╭──
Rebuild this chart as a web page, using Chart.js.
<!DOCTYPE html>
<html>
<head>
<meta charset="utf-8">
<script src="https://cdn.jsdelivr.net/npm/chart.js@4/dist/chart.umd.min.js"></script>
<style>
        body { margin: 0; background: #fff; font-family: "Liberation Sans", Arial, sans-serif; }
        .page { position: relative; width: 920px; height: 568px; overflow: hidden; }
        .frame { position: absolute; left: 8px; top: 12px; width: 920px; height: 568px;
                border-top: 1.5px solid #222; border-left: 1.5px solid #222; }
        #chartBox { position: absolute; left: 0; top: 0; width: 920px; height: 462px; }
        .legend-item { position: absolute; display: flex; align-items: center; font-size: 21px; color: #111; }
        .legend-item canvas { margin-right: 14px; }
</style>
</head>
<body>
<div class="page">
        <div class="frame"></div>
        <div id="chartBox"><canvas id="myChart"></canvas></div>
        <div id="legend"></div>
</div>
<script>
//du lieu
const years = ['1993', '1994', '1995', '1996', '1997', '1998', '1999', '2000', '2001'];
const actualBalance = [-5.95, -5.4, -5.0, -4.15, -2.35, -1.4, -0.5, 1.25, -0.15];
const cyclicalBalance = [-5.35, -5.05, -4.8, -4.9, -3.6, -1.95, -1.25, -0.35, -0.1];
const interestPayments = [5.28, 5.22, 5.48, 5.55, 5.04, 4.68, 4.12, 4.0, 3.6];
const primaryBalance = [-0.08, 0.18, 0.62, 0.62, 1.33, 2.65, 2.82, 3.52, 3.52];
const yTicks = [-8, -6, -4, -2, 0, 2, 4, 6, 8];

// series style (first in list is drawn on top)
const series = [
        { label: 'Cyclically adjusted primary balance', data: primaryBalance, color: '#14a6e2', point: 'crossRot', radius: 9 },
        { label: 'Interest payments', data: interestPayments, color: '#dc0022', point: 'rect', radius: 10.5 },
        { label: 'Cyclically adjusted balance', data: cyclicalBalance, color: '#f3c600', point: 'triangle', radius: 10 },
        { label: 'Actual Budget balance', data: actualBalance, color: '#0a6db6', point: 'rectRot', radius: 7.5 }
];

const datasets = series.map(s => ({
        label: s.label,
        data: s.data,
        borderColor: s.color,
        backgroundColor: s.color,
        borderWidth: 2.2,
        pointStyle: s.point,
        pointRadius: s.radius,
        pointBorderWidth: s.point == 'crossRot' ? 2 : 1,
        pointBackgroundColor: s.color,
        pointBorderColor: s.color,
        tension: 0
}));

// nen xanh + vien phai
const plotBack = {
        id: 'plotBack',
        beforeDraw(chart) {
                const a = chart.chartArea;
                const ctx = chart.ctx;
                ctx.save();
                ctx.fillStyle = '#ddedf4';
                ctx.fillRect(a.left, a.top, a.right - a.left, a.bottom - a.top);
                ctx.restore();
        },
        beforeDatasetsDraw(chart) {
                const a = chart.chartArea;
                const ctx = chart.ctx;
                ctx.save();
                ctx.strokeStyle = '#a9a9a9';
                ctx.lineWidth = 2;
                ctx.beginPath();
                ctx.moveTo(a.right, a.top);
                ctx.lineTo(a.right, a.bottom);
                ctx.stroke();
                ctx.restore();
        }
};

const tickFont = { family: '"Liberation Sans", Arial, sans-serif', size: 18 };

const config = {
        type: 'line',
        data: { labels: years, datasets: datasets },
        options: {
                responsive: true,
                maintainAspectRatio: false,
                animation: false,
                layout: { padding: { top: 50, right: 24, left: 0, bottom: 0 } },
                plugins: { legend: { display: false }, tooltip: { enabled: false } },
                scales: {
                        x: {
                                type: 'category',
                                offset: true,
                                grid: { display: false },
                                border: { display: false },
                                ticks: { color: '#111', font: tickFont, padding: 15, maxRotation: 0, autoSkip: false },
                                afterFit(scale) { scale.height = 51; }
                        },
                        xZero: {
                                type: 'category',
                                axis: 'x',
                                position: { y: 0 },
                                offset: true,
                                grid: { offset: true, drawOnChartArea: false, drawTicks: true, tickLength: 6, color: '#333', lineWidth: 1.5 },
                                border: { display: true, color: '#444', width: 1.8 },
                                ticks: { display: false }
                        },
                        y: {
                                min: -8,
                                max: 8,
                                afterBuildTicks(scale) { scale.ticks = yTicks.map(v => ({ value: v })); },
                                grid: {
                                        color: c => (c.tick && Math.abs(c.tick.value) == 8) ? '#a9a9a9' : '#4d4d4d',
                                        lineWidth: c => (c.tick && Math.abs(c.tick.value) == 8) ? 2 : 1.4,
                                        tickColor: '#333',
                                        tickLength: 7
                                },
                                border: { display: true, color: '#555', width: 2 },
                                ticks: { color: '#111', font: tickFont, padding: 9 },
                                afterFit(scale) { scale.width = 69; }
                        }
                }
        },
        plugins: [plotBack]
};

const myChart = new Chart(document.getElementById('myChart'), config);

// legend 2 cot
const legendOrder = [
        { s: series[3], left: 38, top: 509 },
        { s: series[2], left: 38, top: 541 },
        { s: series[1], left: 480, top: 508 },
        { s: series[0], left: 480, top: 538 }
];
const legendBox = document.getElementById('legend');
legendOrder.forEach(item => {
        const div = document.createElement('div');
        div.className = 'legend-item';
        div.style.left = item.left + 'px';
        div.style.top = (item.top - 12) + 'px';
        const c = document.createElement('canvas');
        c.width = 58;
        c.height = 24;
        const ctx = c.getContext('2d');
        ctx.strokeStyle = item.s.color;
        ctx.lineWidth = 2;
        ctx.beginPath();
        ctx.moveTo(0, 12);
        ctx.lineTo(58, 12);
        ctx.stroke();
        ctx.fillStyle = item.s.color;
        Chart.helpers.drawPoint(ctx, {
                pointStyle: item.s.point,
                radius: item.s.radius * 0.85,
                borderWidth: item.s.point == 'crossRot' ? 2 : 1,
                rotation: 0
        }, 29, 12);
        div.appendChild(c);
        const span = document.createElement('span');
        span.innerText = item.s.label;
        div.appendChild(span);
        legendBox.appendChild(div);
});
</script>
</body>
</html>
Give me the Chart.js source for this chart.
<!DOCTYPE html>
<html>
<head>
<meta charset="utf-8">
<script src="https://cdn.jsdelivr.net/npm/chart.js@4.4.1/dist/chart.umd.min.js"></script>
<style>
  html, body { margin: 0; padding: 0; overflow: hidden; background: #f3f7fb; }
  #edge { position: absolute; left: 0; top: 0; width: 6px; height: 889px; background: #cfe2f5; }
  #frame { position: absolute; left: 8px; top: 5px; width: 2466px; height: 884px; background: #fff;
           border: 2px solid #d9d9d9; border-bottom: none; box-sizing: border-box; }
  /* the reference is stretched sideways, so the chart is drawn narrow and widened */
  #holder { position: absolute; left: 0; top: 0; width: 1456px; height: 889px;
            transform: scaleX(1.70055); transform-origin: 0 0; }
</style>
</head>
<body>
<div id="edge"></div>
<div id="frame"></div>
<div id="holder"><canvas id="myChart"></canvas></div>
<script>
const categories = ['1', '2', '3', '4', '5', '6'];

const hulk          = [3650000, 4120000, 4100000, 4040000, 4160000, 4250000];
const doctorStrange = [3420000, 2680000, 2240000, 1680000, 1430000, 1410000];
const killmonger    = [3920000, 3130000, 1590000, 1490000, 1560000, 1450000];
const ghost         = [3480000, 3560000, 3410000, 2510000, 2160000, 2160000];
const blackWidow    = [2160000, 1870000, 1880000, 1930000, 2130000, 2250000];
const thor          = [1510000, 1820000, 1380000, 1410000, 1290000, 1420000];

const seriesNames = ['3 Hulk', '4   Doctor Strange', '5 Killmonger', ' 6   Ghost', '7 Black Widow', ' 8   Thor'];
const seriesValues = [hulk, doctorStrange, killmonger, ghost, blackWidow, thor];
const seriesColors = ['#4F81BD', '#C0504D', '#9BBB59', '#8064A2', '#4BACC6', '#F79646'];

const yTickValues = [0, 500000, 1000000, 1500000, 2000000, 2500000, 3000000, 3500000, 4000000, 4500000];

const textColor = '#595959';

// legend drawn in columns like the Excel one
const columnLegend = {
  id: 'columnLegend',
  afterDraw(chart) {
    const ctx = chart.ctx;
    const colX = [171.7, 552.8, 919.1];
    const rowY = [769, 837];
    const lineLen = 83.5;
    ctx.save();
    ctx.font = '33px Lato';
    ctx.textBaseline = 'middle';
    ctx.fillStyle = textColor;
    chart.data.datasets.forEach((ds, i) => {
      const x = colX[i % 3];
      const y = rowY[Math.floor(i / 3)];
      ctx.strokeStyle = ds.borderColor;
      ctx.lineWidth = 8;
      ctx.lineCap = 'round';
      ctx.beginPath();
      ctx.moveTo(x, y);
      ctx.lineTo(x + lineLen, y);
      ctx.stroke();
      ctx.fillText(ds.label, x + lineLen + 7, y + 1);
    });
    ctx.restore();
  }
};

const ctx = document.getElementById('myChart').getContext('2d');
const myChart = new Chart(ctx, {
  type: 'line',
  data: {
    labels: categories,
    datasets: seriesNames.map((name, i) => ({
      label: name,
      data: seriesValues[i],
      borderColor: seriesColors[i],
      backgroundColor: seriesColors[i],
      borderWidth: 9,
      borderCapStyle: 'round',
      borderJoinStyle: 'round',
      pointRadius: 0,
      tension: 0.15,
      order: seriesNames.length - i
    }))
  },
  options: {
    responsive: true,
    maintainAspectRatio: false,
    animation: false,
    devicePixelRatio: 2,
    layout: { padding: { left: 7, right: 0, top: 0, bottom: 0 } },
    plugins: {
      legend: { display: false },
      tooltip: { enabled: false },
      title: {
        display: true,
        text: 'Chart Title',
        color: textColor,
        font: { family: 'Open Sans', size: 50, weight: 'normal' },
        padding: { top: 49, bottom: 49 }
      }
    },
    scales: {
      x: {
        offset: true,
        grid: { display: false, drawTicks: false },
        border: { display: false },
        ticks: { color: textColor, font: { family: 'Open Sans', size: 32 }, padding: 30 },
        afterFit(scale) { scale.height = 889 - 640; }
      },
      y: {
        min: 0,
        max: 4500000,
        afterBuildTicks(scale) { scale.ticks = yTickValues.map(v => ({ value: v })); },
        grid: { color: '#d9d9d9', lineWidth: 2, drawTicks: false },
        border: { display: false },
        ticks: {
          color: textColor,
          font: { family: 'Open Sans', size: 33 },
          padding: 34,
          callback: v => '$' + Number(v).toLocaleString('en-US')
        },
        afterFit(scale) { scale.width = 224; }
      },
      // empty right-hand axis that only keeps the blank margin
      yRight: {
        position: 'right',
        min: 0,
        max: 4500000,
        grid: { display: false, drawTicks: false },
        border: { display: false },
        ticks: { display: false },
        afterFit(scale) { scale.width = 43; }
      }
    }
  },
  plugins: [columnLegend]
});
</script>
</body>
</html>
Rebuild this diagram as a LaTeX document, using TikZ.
╰──
Exercise brief: Take every line containing the word "document" and copy it.

Solution for this exercise:
const myChart = new Chart(document.getElementById('myChart'), config);
const legendBox = document.getElementById('legend');
        const div = document.createElement('div');
        const c = document.createElement('canvas');
        const span = document.createElement('span');
const ctx = document.getElementById('myChart').getContext('2d');
Rebuild this diagram as a LaTeX document, using TikZ.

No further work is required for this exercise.